Required work
Drop the pictures, then extract the listing word for word.

Stored data
------------------------------------------------
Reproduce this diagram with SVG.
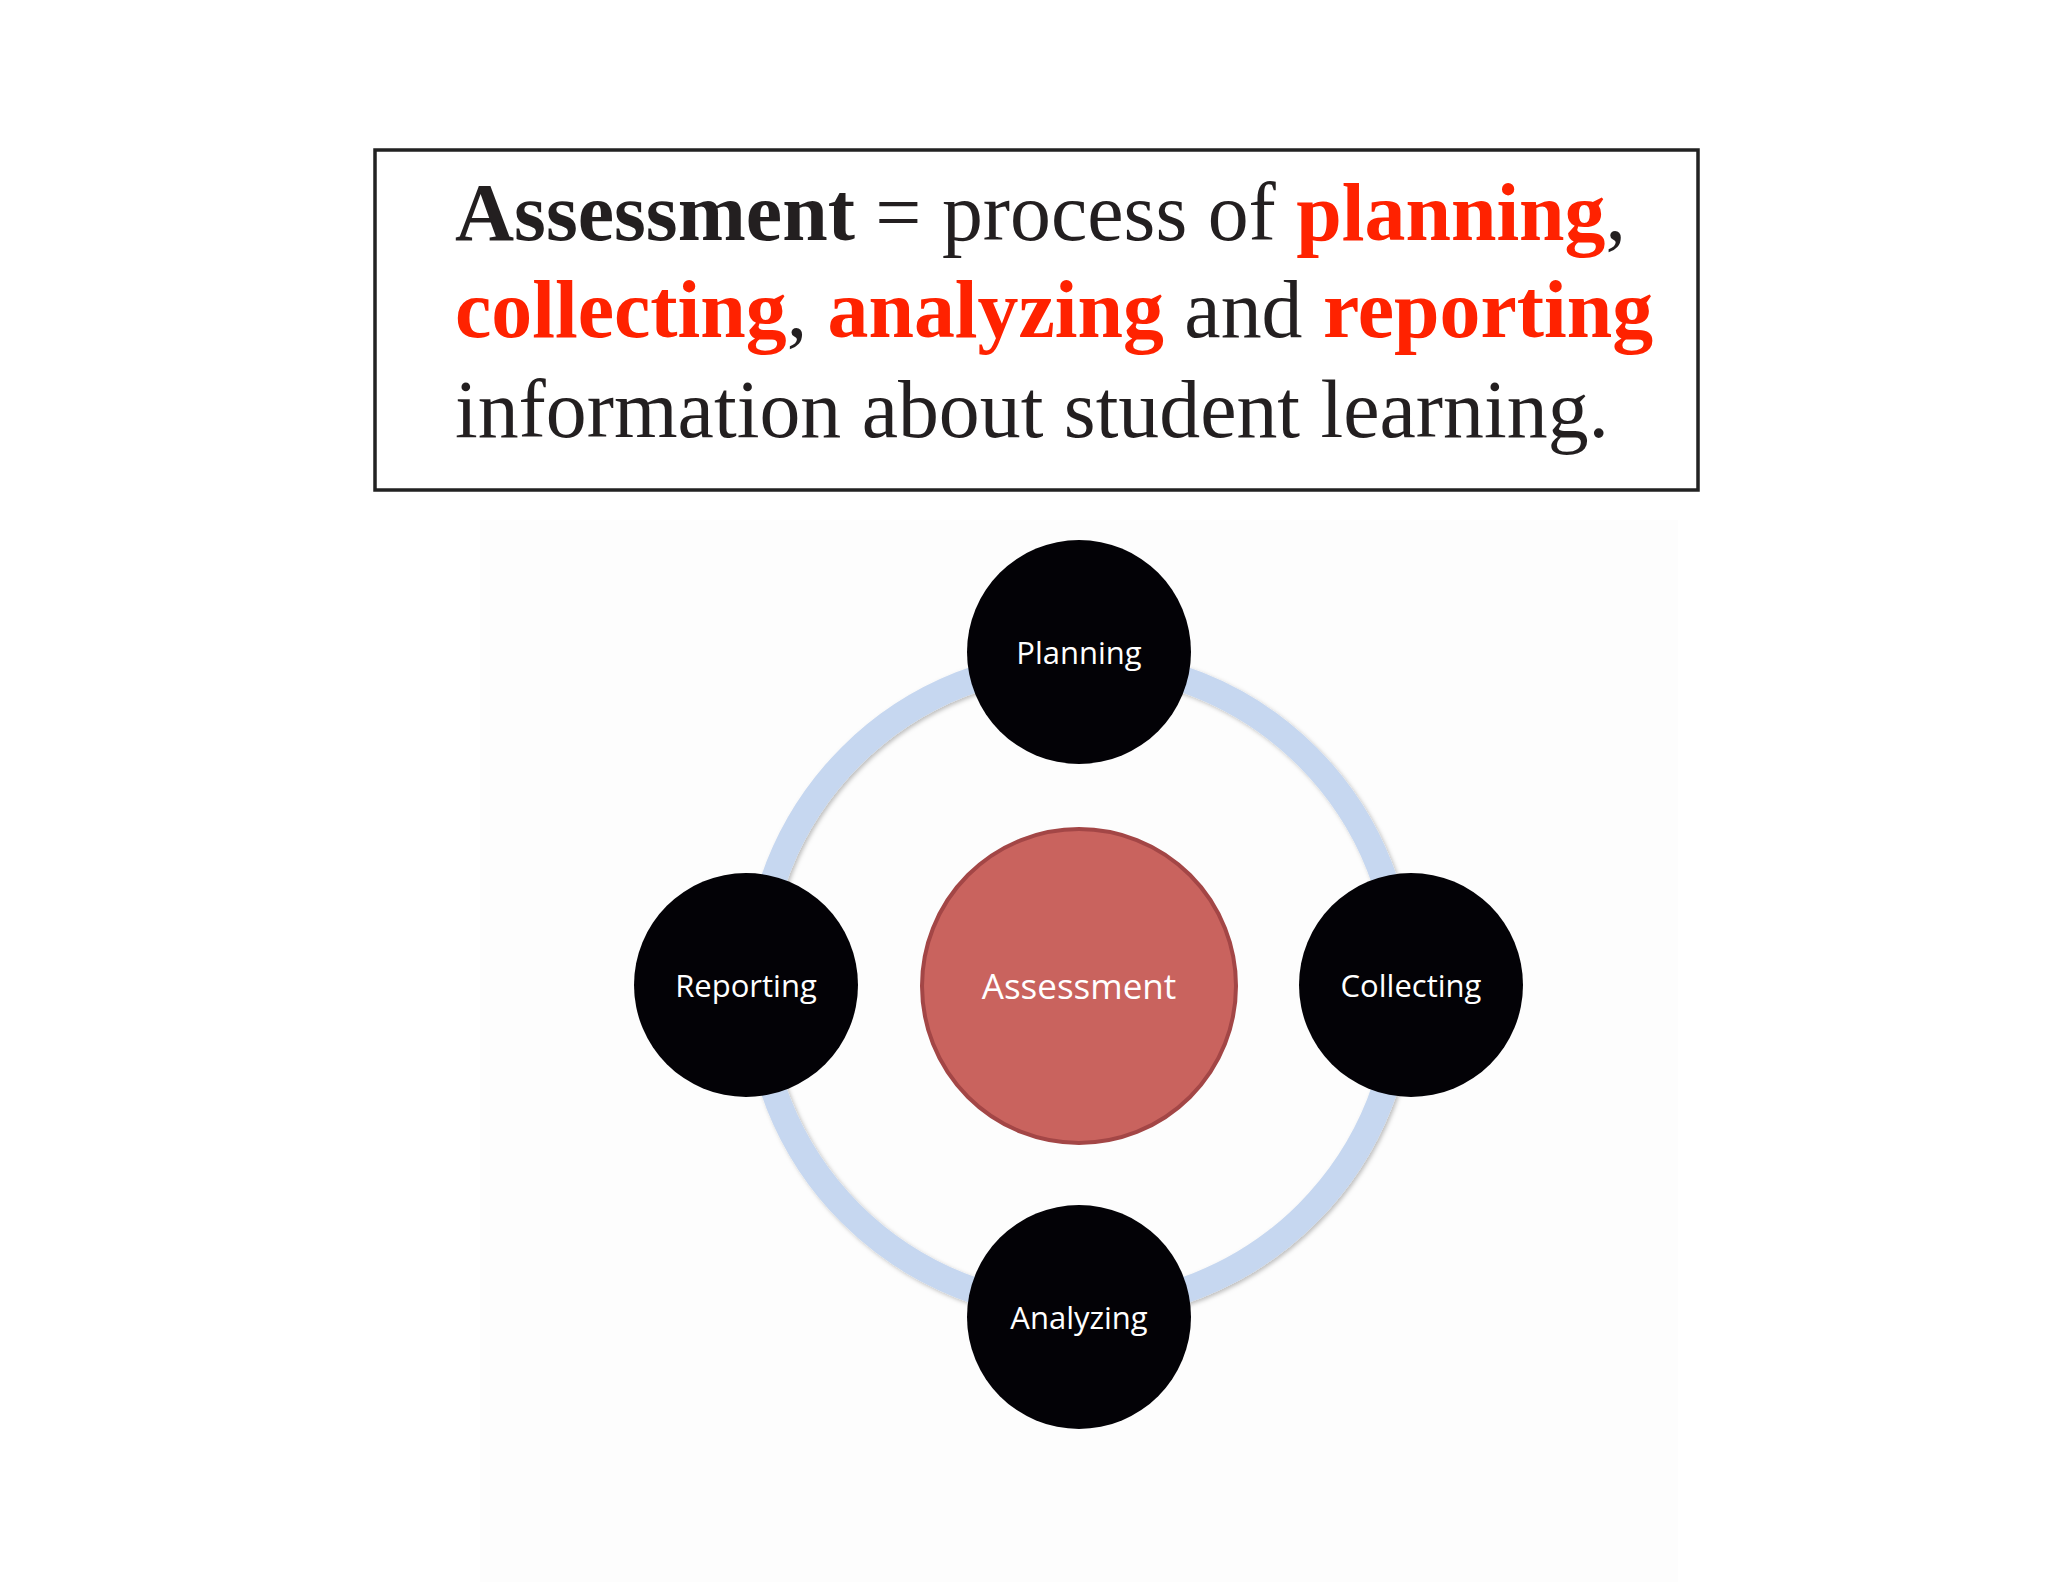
<svg xmlns="http://www.w3.org/2000/svg" width="2048" height="1582" viewBox="0 0 2048 1582">
  <style>
    .def { font-family: "Liberation Serif", "Times New Roman", serif; font-size: 81.8px; fill: #231F20; }
    .b { font-weight: bold; }
    .red { fill: #FF2200; font-weight: bold; }
    .node { fill: #030206; }
    .lbl { font-family: "Open Sans", "Noto Sans", sans-serif; font-size: 31px; fill: #FFFFFF; text-anchor: middle; }
    .center-lbl { font-family: "Open Sans", "Noto Sans", sans-serif; font-size: 35px; fill: #FFFFFF; text-anchor: middle; }
  </style>
  <defs>
    <filter id="shadow" x="-20%" y="-20%" width="140%" height="140%">
      <feDropShadow dx="2" dy="2" stdDeviation="2" flood-color="#000000" flood-opacity="0.25"/>
    </filter>
  </defs>
  <rect x="0" y="0" width="2048" height="1582" fill="#FFFFFF"/>
  <rect x="480" y="520" width="1198" height="1062" fill="#FDFDFD"/>

  <g id="definition">
    <rect x="375" y="150" width="1323" height="340" fill="#FFFFFF" stroke="#222222" stroke-width="3.5"/>
    <text class="def" x="455" y="240"><tspan class="b">Assessment</tspan> = process of <tspan class="red">planning</tspan>,</text>
    <text class="def" x="455" y="337"><tspan class="red">collecting</tspan>, <tspan class="red">analyzing</tspan> and <tspan class="red">reporting</tspan></text>
    <text class="def" x="455" y="437">information about student learning.</text>
  </g>

  <g id="connectors">
    <circle cx="1079" cy="985" r="323" fill="none" stroke="#C6D7F0" stroke-width="26" filter="url(#shadow)"/>
  </g>

  <g id="node-assessment">
    <circle cx="1079" cy="986" r="157" fill="#C9635E" stroke="#A34646" stroke-width="4"/>
    <text class="center-lbl" x="1079" y="999">Assessment</text>
  </g>
  <g id="node-planning">
    <circle class="node" cx="1079" cy="652" r="112"/>
    <text class="lbl" x="1079" y="664">Planning</text>
  </g>
  <g id="node-collecting">
    <circle class="node" cx="1411" cy="985" r="112"/>
    <text class="lbl" x="1411" y="997">Collecting</text>
  </g>
  <g id="node-analyzing">
    <circle class="node" cx="1079" cy="1317" r="112"/>
    <text class="lbl" x="1079" y="1329">Analyzing</text>
  </g>
  <g id="node-reporting">
    <circle class="node" cx="746" cy="985" r="112"/>
    <text class="lbl" x="746" y="997">Reporting</text>
  </g>
</svg>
------------------------------------------------
Written solution
Reproduce this diagram with SVG.
<svg xmlns="http://www.w3.org/2000/svg" width="2048" height="1582" viewBox="0 0 2048 1582">
  <style>
    .def { font-family: "Liberation Serif", "Times New Roman", serif; font-size: 81.8px; fill: #231F20; }
    .b { font-weight: bold; }
    .red { fill: #FF2200; font-weight: bold; }
    .node { fill: #030206; }
    .lbl { font-family: "Open Sans", "Noto Sans", sans-serif; font-size: 31px; fill: #FFFFFF; text-anchor: middle; }
    .center-lbl { font-family: "Open Sans", "Noto Sans", sans-serif; font-size: 35px; fill: #FFFFFF; text-anchor: middle; }
  </style>
  <defs>
    <filter id="shadow" x="-20%" y="-20%" width="140%" height="140%">
      <feDropShadow dx="2" dy="2" stdDeviation="2" flood-color="#000000" flood-opacity="0.25"/>
    </filter>
  </defs>
  <rect x="0" y="0" width="2048" height="1582" fill="#FFFFFF"/>
  <rect x="480" y="520" width="1198" height="1062" fill="#FDFDFD"/>

  <g id="definition">
    <rect x="375" y="150" width="1323" height="340" fill="#FFFFFF" stroke="#222222" stroke-width="3.5"/>
    <text class="def" x="455" y="240"><tspan class="b">Assessment</tspan> = process of <tspan class="red">planning</tspan>,</text>
    <text class="def" x="455" y="337"><tspan class="red">collecting</tspan>, <tspan class="red">analyzing</tspan> and <tspan class="red">reporting</tspan></text>
    <text class="def" x="455" y="437">information about student learning.</text>
  </g>

  <g id="connectors">
    <circle cx="1079" cy="985" r="323" fill="none" stroke="#C6D7F0" stroke-width="26" filter="url(#shadow)"/>
  </g>

  <g id="node-assessment">
    <circle cx="1079" cy="986" r="157" fill="#C9635E" stroke="#A34646" stroke-width="4"/>
    <text class="center-lbl" x="1079" y="999">Assessment</text>
  </g>
  <g id="node-planning">
    <circle class="node" cx="1079" cy="652" r="112"/>
    <text class="lbl" x="1079" y="664">Planning</text>
  </g>
  <g id="node-collecting">
    <circle class="node" cx="1411" cy="985" r="112"/>
    <text class="lbl" x="1411" y="997">Collecting</text>
  </g>
  <g id="node-analyzing">
    <circle class="node" cx="1079" cy="1317" r="112"/>
    <text class="lbl" x="1079" y="1329">Analyzing</text>
  </g>
  <g id="node-reporting">
    <circle class="node" cx="746" cy="985" r="112"/>
    <text class="lbl" x="746" y="997">Reporting</text>
  </g>
</svg>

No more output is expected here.